Getting over gay


I have a Ronald Reagan-inspired cowboy tattoo.

It’s on my left thigh — high enough that it’s invisible even when I’m wearing shorts, but low enough that I can show it off if I get the opportunity.

I like to think I’m an undercover conservative; I have square-framed glasses, a lip ring, and a Mac laptop. I don’t do it on purpose. It just so happens to be — to my dad’s dismay — that I love piercings and tattoos as well as Ronald Reagan and free markets.

So, naturally, my Republican tendencies make it a no-brainer that I hate gay people. Right?

Not quite.

For me, it all starts two weeks ago when the Iowa Supreme Court handed down a ruling which made Iowa the third state to allow man-on-man marriage or woman-on-woman marriage. Vermont followed suit shortly thereafter, and a handful of other states are lining up to be the next. Gay marriage is on a roll.

And what are Republicans doing? They host counter rallies in Des Moines, wielding signs which declare things like “children need a mom and a dad” or “re-criminalize sodomy.” Bob Vander Plaats — who the Republicans will probably nominate to run against Gov. Chet Culver next year — posted Tweets about how he planned to spend the day praying for Iowa’s families. Conservatives flooded newspaper comment boards, calling for lawmakers to do whatever than can to put a stop to such sacrilege.

And all that is really starting to piss me off. Am I an outspoken supporter of gay marriage? No. I’ve always been near the middle of the issue. I connote “marriage” with the union between a man and a woman. But I do think gay couples deserve to have legal protection the same way straight couples do. It really comes down to what that one word — “marriage” — means. But I’m not going to lose any sleep over the way the law defines that word.

That’s where Republicans are missing the point. It’s OK to cling to traditional values. I respect conservatives’ right to believe homosexuality is a sin punishable by the flames and torment of hell. But is that really what they want to put at the cornerstone of their platform in the next election and probably the one after that?

That’s what they’re doing. Republicans plan to make the definition of a single word their major campaign issue in 2010 and maybe even in 2012. That shows how much the Republican Party has distanced itself from average people. I know the majority of Iowans oppose gay marriage. But is that the sole issue on which they’ll cast their ballots? Doubtful.

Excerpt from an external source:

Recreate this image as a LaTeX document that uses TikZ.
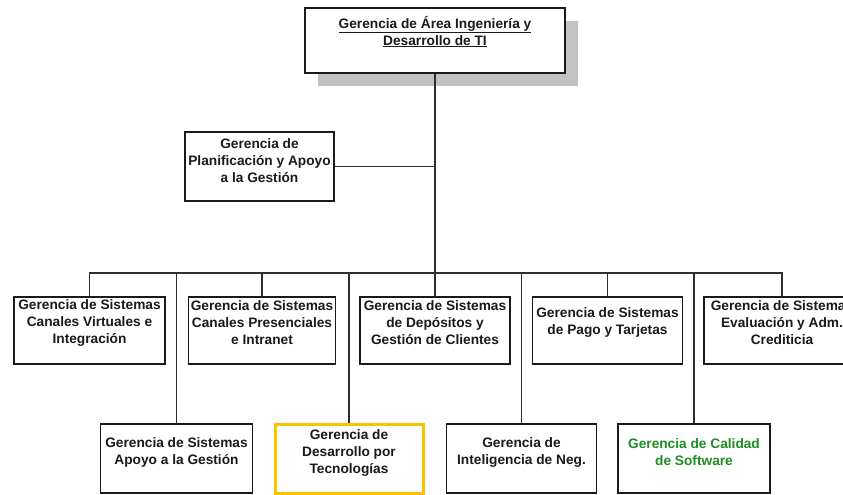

I think it’s far more likely that voters — even the ones who oppose gay rights — will overlook the same-sex debate and instead vote based on our weak economy, two costly wars, and government spending, which is completely out of hand. If Republicans don’t give up on the gay marriage debate, they’ll lose … and lose badly.

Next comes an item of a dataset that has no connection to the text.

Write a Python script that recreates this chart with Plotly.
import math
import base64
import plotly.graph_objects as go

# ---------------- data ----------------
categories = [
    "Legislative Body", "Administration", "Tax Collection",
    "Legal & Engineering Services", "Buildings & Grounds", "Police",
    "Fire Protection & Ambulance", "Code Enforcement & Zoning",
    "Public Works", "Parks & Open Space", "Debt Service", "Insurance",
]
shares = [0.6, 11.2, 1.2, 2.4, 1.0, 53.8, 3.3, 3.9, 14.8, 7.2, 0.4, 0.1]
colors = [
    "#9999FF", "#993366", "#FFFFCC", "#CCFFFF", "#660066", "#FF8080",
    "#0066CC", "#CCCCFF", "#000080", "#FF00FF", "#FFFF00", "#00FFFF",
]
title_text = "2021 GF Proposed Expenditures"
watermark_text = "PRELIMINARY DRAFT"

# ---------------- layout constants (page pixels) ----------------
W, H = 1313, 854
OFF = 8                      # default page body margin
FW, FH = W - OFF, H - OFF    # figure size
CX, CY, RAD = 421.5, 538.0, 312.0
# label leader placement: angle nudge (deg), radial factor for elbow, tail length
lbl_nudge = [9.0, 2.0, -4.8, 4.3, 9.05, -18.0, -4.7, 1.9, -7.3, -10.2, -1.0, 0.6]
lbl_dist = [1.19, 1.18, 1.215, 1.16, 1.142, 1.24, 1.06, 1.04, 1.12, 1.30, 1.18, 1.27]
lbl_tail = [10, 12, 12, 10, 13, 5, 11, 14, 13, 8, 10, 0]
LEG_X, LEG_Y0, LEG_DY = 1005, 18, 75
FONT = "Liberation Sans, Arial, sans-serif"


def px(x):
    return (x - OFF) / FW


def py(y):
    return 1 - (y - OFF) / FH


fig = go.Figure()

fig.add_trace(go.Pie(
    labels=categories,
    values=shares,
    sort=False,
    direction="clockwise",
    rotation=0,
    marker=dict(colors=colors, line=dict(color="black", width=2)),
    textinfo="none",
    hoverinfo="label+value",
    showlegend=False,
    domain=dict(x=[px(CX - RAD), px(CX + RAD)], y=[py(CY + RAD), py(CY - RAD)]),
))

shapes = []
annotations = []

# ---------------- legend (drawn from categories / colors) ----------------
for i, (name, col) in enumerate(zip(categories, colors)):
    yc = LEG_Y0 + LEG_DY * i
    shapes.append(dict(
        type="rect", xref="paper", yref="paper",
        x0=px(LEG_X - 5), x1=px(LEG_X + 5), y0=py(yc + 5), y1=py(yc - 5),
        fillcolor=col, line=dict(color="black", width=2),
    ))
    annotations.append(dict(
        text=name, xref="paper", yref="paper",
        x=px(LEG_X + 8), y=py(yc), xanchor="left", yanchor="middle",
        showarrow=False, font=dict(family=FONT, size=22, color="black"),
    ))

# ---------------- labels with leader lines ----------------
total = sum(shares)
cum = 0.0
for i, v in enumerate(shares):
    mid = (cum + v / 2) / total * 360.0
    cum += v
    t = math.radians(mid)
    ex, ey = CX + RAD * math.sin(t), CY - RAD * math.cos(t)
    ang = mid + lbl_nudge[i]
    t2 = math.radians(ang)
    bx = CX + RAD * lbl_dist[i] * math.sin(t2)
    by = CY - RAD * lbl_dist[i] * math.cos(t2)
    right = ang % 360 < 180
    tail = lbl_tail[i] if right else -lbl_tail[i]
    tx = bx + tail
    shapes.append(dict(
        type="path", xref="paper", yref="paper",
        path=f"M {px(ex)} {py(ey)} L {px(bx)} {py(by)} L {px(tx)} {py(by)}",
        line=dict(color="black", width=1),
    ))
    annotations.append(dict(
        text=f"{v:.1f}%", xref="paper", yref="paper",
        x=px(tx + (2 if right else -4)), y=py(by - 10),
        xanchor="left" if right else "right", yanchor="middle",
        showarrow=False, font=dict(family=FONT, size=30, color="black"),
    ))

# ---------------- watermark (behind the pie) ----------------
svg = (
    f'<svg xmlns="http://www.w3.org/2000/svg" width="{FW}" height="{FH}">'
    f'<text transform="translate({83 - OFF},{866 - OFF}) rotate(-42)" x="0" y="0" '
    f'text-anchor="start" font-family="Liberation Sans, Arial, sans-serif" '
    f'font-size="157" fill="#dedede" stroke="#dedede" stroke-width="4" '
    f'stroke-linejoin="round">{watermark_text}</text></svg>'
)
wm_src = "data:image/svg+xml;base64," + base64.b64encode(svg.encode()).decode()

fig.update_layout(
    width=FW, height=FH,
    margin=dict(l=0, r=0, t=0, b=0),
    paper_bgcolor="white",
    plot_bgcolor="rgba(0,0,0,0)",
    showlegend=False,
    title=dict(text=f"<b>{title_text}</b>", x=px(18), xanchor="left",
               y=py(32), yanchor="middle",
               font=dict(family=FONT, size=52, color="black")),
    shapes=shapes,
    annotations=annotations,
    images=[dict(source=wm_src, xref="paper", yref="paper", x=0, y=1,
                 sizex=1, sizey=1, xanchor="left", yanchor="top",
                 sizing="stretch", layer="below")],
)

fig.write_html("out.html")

To young conservatives — and maybe to some old ones, too — same-sex marriage is a non-issue. To have any fighting chance at election wins in the future, Republicans have got to get over their fear of homosexuality. It’s OK to oppose homosexuality, but to put that belief at the forefront of a campaign is absolutely irresponsible.

Republicans should take a cue from such Iowa Democrats as Culver and Sen. Tom Harkin. Both politicians have been, predictably, political about the issue. They’ve made it clear they disagree with the Iowa Supreme Court’s definition of marriage, but they haven’t made asses of themselves by making gay marriage the only issue that they care about.

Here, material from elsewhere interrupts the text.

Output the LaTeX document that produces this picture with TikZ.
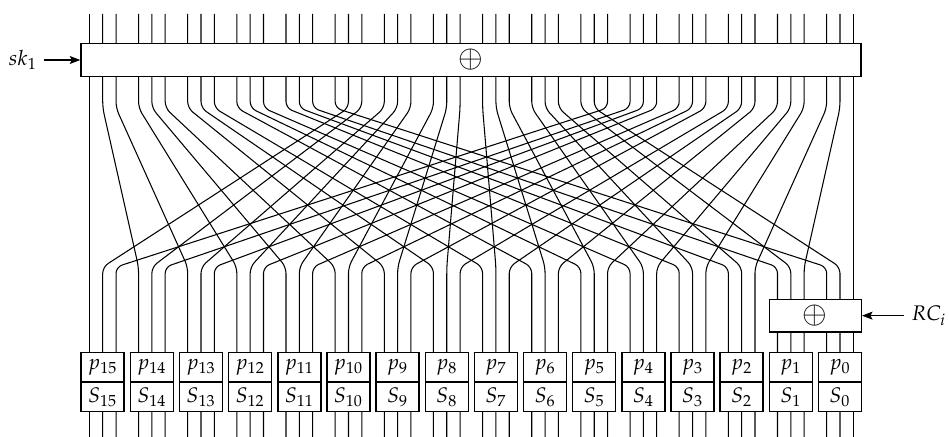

Children born today will grow up in a gayer world than ever before. Gay-rights advances such as the ones in Iowa will continue to make open homosexuality increasingly acceptable. That’s undeniable; the same thing started happening with blacks’ rights 60 years ago and women’s rights 20 years before that. I hope the next generation of Republicans will give up on their crusade against gay rights before the issue makes their party obsolete. Until then, siding with Republicans is embarrassing.

But maybe someday there won’t be a need to hide Republican-inspired tattoos.